[Records provided]
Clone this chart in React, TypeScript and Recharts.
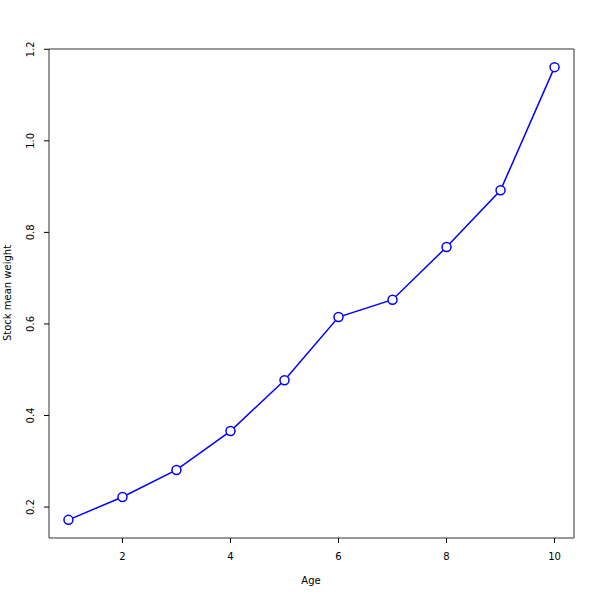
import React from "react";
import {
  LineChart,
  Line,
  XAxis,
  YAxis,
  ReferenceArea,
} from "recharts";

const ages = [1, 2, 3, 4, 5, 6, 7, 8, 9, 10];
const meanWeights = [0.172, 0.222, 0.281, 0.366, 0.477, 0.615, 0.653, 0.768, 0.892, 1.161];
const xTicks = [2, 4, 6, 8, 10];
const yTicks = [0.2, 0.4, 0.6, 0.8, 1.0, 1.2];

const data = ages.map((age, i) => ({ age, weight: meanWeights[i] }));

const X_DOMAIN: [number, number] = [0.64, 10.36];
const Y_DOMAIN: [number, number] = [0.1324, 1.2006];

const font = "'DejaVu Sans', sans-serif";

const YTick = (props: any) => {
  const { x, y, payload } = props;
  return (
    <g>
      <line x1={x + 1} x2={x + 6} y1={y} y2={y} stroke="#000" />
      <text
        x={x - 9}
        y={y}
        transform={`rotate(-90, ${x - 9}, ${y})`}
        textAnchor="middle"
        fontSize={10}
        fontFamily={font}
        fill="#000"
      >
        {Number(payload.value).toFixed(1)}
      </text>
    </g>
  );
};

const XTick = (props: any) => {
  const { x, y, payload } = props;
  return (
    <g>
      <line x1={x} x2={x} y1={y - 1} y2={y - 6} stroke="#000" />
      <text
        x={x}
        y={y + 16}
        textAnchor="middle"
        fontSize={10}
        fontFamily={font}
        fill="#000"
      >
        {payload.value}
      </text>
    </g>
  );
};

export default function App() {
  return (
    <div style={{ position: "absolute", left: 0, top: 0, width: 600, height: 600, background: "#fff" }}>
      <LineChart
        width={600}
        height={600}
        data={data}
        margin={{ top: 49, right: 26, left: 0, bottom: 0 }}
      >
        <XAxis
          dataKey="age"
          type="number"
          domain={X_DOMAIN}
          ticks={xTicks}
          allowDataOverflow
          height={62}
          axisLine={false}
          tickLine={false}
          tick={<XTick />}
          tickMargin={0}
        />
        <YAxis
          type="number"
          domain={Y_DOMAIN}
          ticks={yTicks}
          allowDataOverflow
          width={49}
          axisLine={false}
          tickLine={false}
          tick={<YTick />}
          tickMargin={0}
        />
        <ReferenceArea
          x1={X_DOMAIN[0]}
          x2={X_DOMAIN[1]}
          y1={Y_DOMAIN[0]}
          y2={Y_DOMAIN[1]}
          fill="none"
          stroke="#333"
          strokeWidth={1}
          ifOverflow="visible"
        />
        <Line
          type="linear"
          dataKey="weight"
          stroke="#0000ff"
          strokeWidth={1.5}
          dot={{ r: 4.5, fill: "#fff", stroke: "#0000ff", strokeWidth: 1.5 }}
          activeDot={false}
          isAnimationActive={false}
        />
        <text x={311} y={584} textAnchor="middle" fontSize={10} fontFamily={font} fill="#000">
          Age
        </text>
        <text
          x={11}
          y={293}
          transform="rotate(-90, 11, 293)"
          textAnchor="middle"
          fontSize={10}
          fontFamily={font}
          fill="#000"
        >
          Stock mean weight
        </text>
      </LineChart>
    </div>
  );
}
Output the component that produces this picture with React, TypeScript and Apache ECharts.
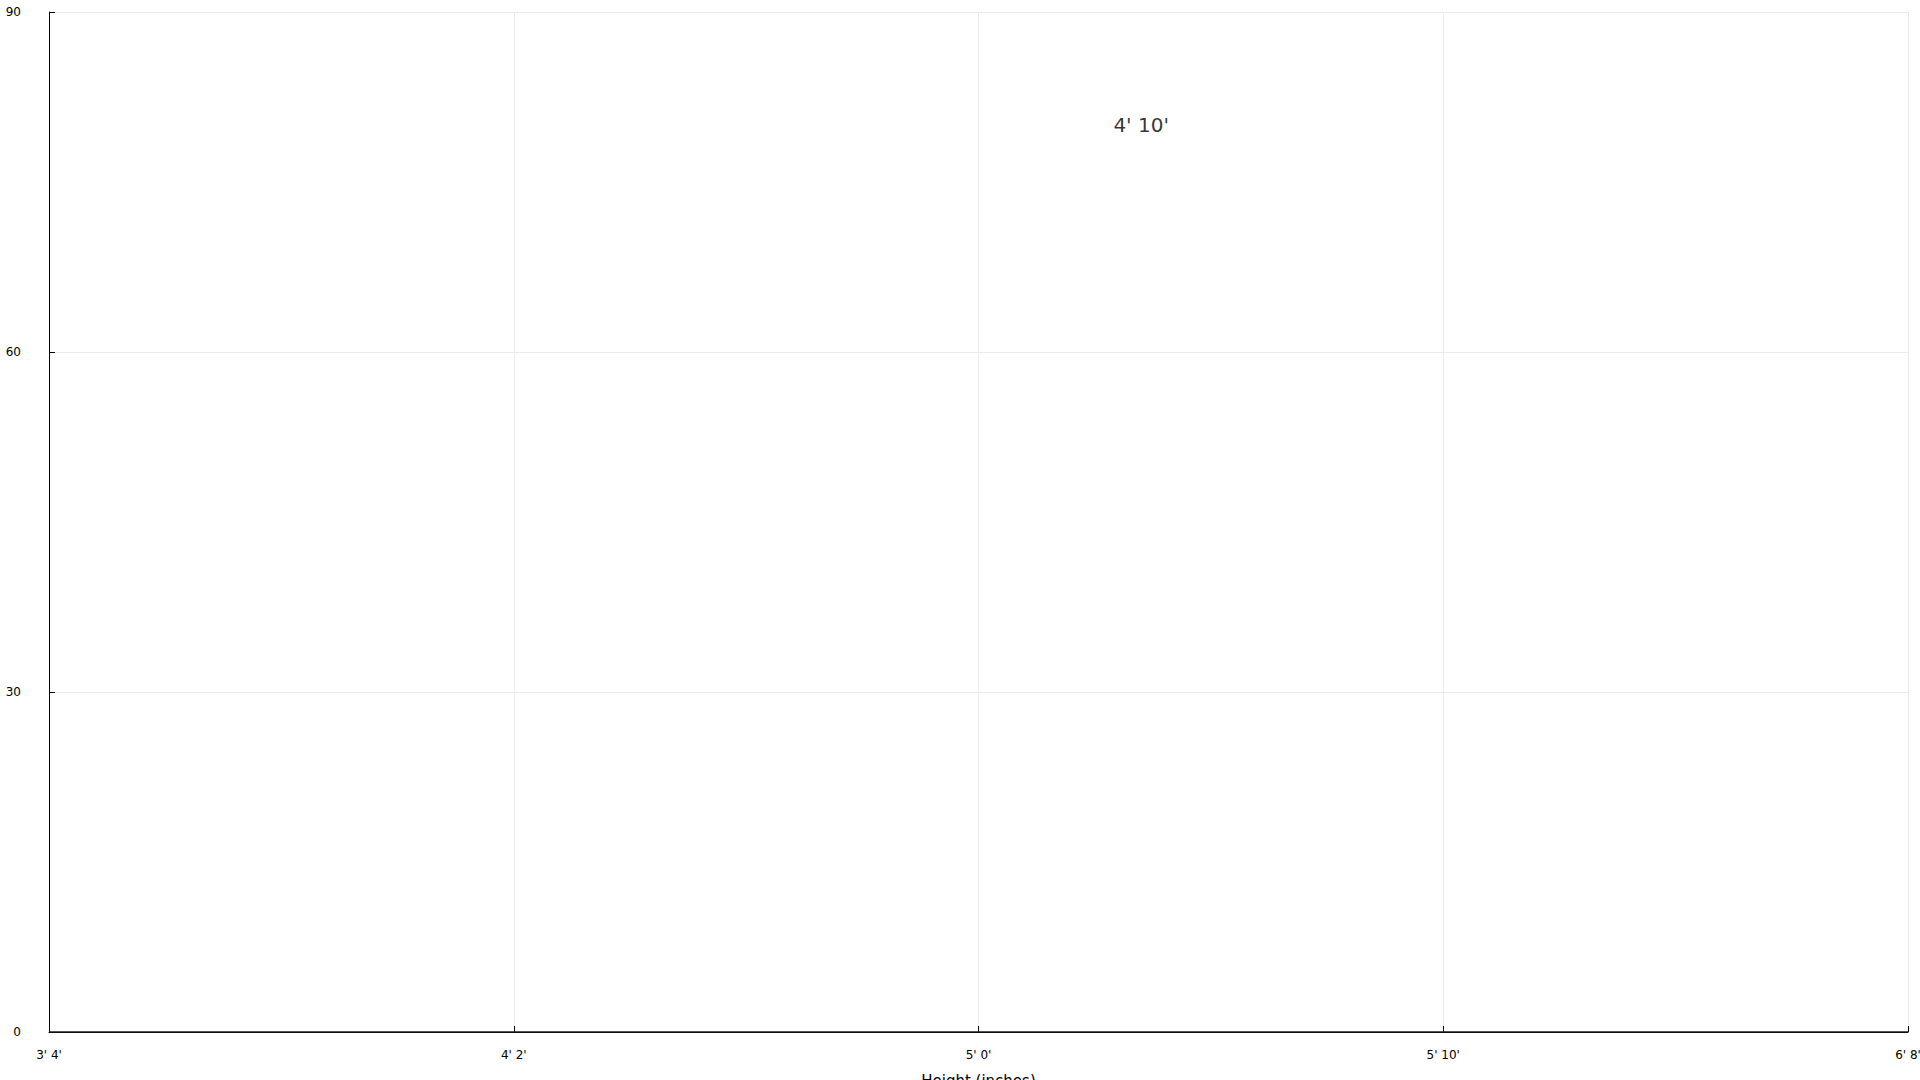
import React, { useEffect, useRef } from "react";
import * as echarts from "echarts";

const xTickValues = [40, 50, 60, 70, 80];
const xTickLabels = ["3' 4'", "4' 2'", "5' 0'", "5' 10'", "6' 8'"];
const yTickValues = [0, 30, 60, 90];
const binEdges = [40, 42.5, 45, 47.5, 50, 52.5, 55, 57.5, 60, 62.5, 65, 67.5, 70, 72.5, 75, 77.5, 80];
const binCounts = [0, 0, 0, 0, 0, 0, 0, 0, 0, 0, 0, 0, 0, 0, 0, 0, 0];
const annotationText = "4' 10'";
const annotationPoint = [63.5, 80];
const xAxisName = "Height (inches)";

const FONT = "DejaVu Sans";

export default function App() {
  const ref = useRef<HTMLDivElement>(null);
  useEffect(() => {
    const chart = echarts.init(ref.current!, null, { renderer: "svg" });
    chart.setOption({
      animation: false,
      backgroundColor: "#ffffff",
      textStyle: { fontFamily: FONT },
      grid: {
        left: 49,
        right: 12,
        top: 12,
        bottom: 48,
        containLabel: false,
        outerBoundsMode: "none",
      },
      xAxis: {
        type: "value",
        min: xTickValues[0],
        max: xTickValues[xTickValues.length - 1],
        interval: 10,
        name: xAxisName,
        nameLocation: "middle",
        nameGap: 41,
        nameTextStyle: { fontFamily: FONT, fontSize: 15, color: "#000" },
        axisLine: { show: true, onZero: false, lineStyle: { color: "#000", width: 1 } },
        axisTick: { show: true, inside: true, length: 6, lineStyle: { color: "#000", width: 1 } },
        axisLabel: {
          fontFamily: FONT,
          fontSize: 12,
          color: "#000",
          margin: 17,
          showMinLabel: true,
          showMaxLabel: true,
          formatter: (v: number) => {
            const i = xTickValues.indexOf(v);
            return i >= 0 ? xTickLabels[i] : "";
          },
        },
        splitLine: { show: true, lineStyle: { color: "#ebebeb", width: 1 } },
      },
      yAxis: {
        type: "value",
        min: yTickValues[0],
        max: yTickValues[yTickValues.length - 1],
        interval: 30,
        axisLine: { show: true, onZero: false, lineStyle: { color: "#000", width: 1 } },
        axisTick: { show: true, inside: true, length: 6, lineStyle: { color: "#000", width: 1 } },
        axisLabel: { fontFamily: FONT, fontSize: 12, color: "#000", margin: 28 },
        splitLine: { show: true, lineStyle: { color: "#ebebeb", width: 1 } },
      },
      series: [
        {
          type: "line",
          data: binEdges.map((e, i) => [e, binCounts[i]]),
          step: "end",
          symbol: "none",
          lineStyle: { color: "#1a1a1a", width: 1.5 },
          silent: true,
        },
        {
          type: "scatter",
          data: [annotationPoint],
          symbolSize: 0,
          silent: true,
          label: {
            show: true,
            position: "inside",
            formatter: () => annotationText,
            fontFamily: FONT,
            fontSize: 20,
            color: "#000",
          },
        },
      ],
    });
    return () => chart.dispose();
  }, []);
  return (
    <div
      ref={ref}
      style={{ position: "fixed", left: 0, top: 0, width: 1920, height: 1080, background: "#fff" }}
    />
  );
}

[Task directions]
Copy all lines from the entries that contain the word "this".

[Written answer]
Clone this chart in React, TypeScript and Recharts.
Output the component that produces this picture with React, TypeScript and Apache ECharts.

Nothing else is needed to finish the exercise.